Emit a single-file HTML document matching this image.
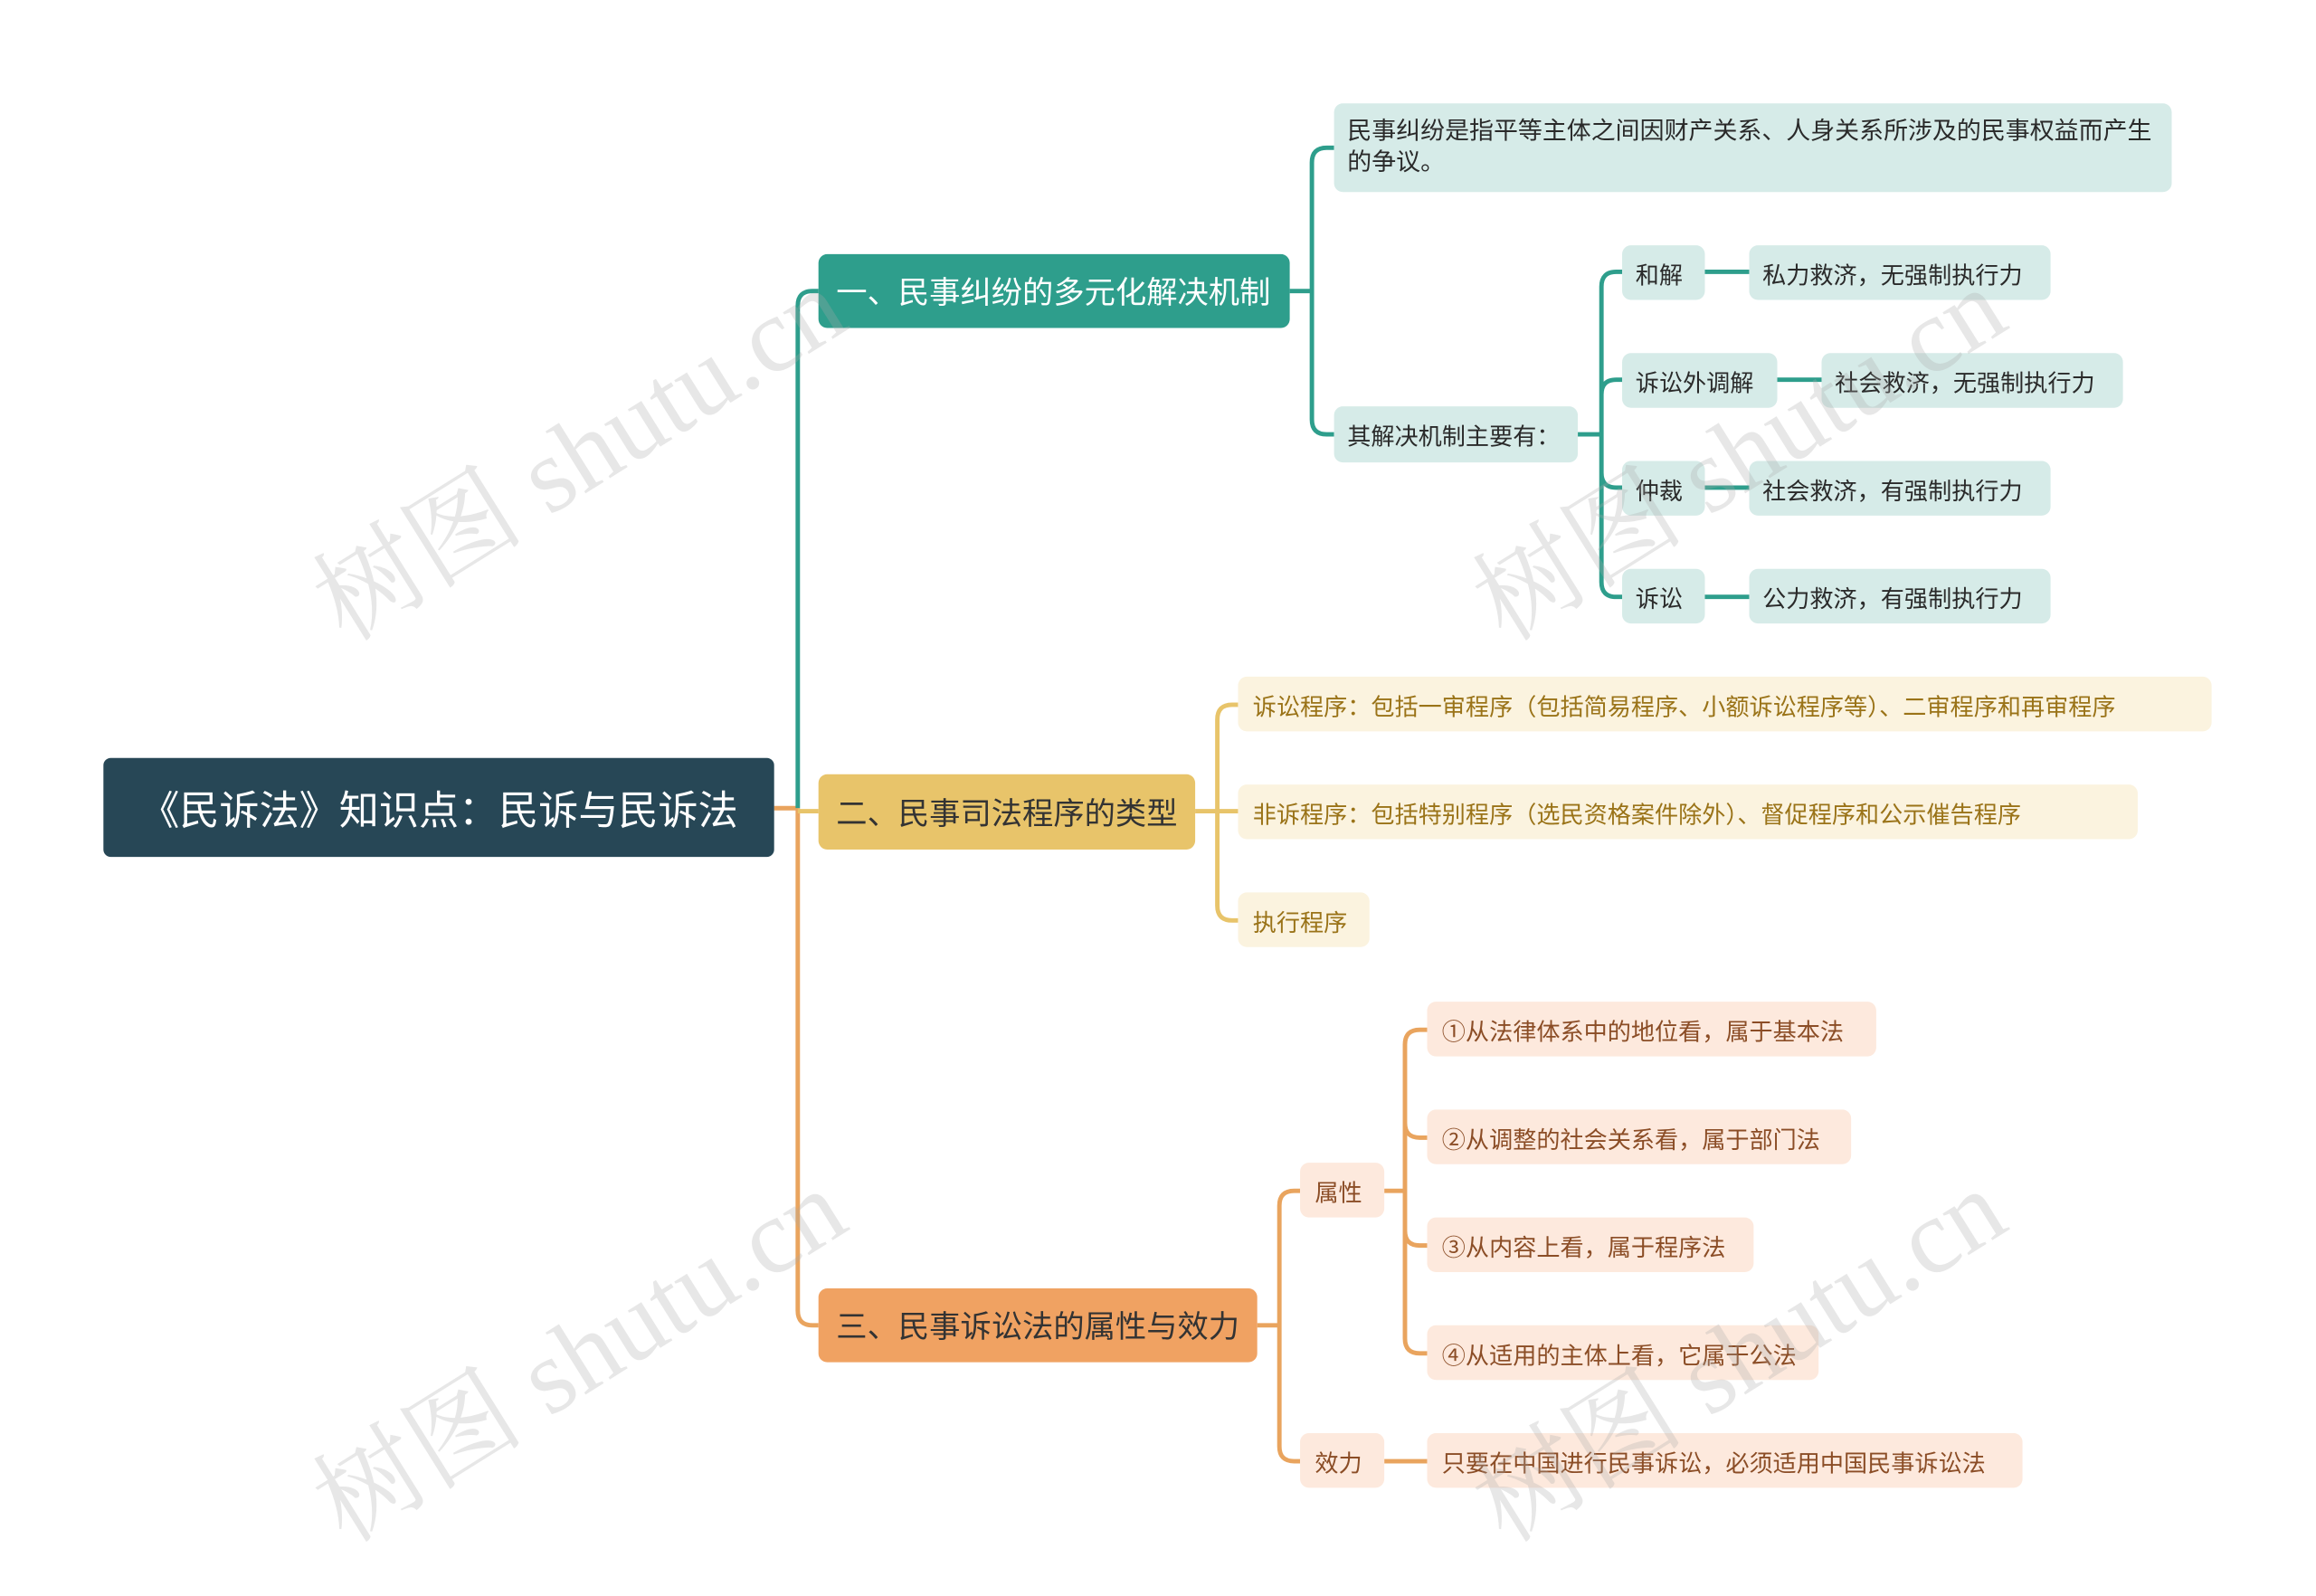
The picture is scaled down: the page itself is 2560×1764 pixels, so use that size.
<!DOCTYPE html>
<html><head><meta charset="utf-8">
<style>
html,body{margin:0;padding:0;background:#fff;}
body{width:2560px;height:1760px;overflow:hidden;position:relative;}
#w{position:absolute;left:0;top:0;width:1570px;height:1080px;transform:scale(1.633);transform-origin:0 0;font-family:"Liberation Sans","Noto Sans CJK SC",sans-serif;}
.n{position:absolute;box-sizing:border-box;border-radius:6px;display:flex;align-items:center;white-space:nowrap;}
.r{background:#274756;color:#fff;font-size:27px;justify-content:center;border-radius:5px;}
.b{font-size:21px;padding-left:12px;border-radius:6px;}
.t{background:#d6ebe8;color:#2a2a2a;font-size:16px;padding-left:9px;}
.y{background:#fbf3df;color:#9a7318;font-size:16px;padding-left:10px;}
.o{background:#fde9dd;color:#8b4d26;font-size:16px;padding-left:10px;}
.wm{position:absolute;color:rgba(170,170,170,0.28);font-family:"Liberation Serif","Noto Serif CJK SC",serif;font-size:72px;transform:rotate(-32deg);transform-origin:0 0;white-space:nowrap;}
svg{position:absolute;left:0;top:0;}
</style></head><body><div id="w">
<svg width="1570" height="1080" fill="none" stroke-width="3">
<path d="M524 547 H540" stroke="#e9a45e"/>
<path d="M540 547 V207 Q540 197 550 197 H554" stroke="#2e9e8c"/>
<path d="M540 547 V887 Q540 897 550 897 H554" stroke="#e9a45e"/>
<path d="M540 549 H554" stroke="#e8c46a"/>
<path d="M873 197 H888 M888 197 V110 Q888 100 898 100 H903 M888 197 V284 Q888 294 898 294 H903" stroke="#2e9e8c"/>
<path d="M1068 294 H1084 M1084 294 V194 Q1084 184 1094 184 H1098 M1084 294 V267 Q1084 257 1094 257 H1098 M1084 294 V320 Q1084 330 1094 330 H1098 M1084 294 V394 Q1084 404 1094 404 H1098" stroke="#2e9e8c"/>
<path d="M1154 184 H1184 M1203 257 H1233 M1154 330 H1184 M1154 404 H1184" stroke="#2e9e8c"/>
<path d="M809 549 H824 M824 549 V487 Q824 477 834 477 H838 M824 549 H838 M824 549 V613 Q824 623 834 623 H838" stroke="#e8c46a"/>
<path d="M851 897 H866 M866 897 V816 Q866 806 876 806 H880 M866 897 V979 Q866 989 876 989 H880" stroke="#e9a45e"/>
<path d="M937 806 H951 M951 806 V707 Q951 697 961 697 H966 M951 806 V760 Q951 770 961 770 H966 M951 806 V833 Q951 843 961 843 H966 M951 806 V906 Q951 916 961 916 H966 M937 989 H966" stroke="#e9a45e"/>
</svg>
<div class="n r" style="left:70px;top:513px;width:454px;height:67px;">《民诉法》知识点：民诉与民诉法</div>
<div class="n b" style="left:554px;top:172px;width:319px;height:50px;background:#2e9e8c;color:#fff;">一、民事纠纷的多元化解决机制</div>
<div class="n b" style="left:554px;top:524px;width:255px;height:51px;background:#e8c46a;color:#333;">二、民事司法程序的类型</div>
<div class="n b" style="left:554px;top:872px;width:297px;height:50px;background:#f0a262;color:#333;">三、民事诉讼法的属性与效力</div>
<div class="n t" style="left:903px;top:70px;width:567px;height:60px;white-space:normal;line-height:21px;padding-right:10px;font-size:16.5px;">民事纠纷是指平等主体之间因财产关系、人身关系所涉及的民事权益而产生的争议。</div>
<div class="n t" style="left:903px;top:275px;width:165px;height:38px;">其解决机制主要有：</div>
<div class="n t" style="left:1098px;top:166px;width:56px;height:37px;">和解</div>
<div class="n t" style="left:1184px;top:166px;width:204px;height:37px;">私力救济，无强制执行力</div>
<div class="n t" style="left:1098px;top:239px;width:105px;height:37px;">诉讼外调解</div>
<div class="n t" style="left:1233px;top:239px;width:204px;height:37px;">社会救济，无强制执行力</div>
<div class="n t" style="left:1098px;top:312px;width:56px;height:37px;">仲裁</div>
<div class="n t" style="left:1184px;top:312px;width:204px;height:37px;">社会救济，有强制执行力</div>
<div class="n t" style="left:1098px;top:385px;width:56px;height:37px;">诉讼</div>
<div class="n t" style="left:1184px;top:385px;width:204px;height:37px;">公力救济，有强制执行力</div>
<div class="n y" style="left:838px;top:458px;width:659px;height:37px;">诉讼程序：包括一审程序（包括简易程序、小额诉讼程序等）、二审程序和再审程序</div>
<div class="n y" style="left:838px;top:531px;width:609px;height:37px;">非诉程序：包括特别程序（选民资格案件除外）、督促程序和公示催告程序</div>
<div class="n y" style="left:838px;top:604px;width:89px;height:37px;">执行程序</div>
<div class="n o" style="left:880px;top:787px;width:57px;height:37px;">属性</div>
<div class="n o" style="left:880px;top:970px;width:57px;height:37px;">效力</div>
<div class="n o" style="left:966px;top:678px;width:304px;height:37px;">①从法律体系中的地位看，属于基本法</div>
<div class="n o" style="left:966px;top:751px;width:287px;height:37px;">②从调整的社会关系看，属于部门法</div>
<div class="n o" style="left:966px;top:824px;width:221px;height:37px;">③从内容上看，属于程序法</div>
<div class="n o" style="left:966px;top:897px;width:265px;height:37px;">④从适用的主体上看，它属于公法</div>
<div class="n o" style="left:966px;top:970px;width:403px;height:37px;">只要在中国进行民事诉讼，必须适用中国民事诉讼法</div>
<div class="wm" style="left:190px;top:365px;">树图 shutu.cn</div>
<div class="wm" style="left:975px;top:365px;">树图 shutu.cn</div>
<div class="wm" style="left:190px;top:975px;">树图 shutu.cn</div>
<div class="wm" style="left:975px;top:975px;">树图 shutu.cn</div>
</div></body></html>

EXERCISE TASK: Set down all the data again exactly as above, pictures excluded.

EXERCISE ANSWER:
Emit a single-file HTML document matching this image.
The picture is scaled down: the page itself is 2560×1764 pixels, so use that size.
<!DOCTYPE html>
<html><head><meta charset="utf-8">
<style>
html,body{margin:0;padding:0;background:#fff;}
body{width:2560px;height:1760px;overflow:hidden;position:relative;}
#w{position:absolute;left:0;top:0;width:1570px;height:1080px;transform:scale(1.633);transform-origin:0 0;font-family:"Liberation Sans","Noto Sans CJK SC",sans-serif;}
.n{position:absolute;box-sizing:border-box;border-radius:6px;display:flex;align-items:center;white-space:nowrap;}
.r{background:#274756;color:#fff;font-size:27px;justify-content:center;border-radius:5px;}
.b{font-size:21px;padding-left:12px;border-radius:6px;}
.t{background:#d6ebe8;color:#2a2a2a;font-size:16px;padding-left:9px;}
.y{background:#fbf3df;color:#9a7318;font-size:16px;padding-left:10px;}
.o{background:#fde9dd;color:#8b4d26;font-size:16px;padding-left:10px;}
.wm{position:absolute;color:rgba(170,170,170,0.28);font-family:"Liberation Serif","Noto Serif CJK SC",serif;font-size:72px;transform:rotate(-32deg);transform-origin:0 0;white-space:nowrap;}
svg{position:absolute;left:0;top:0;}
</style></head><body><div id="w">
<svg width="1570" height="1080" fill="none" stroke-width="3">
<path d="M524 547 H540" stroke="#e9a45e"/>
<path d="M540 547 V207 Q540 197 550 197 H554" stroke="#2e9e8c"/>
<path d="M540 547 V887 Q540 897 550 897 H554" stroke="#e9a45e"/>
<path d="M540 549 H554" stroke="#e8c46a"/>
<path d="M873 197 H888 M888 197 V110 Q888 100 898 100 H903 M888 197 V284 Q888 294 898 294 H903" stroke="#2e9e8c"/>
<path d="M1068 294 H1084 M1084 294 V194 Q1084 184 1094 184 H1098 M1084 294 V267 Q1084 257 1094 257 H1098 M1084 294 V320 Q1084 330 1094 330 H1098 M1084 294 V394 Q1084 404 1094 404 H1098" stroke="#2e9e8c"/>
<path d="M1154 184 H1184 M1203 257 H1233 M1154 330 H1184 M1154 404 H1184" stroke="#2e9e8c"/>
<path d="M809 549 H824 M824 549 V487 Q824 477 834 477 H838 M824 549 H838 M824 549 V613 Q824 623 834 623 H838" stroke="#e8c46a"/>
<path d="M851 897 H866 M866 897 V816 Q866 806 876 806 H880 M866 897 V979 Q866 989 876 989 H880" stroke="#e9a45e"/>
<path d="M937 806 H951 M951 806 V707 Q951 697 961 697 H966 M951 806 V760 Q951 770 961 770 H966 M951 806 V833 Q951 843 961 843 H966 M951 806 V906 Q951 916 961 916 H966 M937 989 H966" stroke="#e9a45e"/>
</svg>
<div class="n r" style="left:70px;top:513px;width:454px;height:67px;">《民诉法》知识点：民诉与民诉法</div>
<div class="n b" style="left:554px;top:172px;width:319px;height:50px;background:#2e9e8c;color:#fff;">一、民事纠纷的多元化解决机制</div>
<div class="n b" style="left:554px;top:524px;width:255px;height:51px;background:#e8c46a;color:#333;">二、民事司法程序的类型</div>
<div class="n b" style="left:554px;top:872px;width:297px;height:50px;background:#f0a262;color:#333;">三、民事诉讼法的属性与效力</div>
<div class="n t" style="left:903px;top:70px;width:567px;height:60px;white-space:normal;line-height:21px;padding-right:10px;font-size:16.5px;">民事纠纷是指平等主体之间因财产关系、人身关系所涉及的民事权益而产生的争议。</div>
<div class="n t" style="left:903px;top:275px;width:165px;height:38px;">其解决机制主要有：</div>
<div class="n t" style="left:1098px;top:166px;width:56px;height:37px;">和解</div>
<div class="n t" style="left:1184px;top:166px;width:204px;height:37px;">私力救济，无强制执行力</div>
<div class="n t" style="left:1098px;top:239px;width:105px;height:37px;">诉讼外调解</div>
<div class="n t" style="left:1233px;top:239px;width:204px;height:37px;">社会救济，无强制执行力</div>
<div class="n t" style="left:1098px;top:312px;width:56px;height:37px;">仲裁</div>
<div class="n t" style="left:1184px;top:312px;width:204px;height:37px;">社会救济，有强制执行力</div>
<div class="n t" style="left:1098px;top:385px;width:56px;height:37px;">诉讼</div>
<div class="n t" style="left:1184px;top:385px;width:204px;height:37px;">公力救济，有强制执行力</div>
<div class="n y" style="left:838px;top:458px;width:659px;height:37px;">诉讼程序：包括一审程序（包括简易程序、小额诉讼程序等）、二审程序和再审程序</div>
<div class="n y" style="left:838px;top:531px;width:609px;height:37px;">非诉程序：包括特别程序（选民资格案件除外）、督促程序和公示催告程序</div>
<div class="n y" style="left:838px;top:604px;width:89px;height:37px;">执行程序</div>
<div class="n o" style="left:880px;top:787px;width:57px;height:37px;">属性</div>
<div class="n o" style="left:880px;top:970px;width:57px;height:37px;">效力</div>
<div class="n o" style="left:966px;top:678px;width:304px;height:37px;">①从法律体系中的地位看，属于基本法</div>
<div class="n o" style="left:966px;top:751px;width:287px;height:37px;">②从调整的社会关系看，属于部门法</div>
<div class="n o" style="left:966px;top:824px;width:221px;height:37px;">③从内容上看，属于程序法</div>
<div class="n o" style="left:966px;top:897px;width:265px;height:37px;">④从适用的主体上看，它属于公法</div>
<div class="n o" style="left:966px;top:970px;width:403px;height:37px;">只要在中国进行民事诉讼，必须适用中国民事诉讼法</div>
<div class="wm" style="left:190px;top:365px;">树图 shutu.cn</div>
<div class="wm" style="left:975px;top:365px;">树图 shutu.cn</div>
<div class="wm" style="left:190px;top:975px;">树图 shutu.cn</div>
<div class="wm" style="left:975px;top:975px;">树图 shutu.cn</div>
</div></body></html>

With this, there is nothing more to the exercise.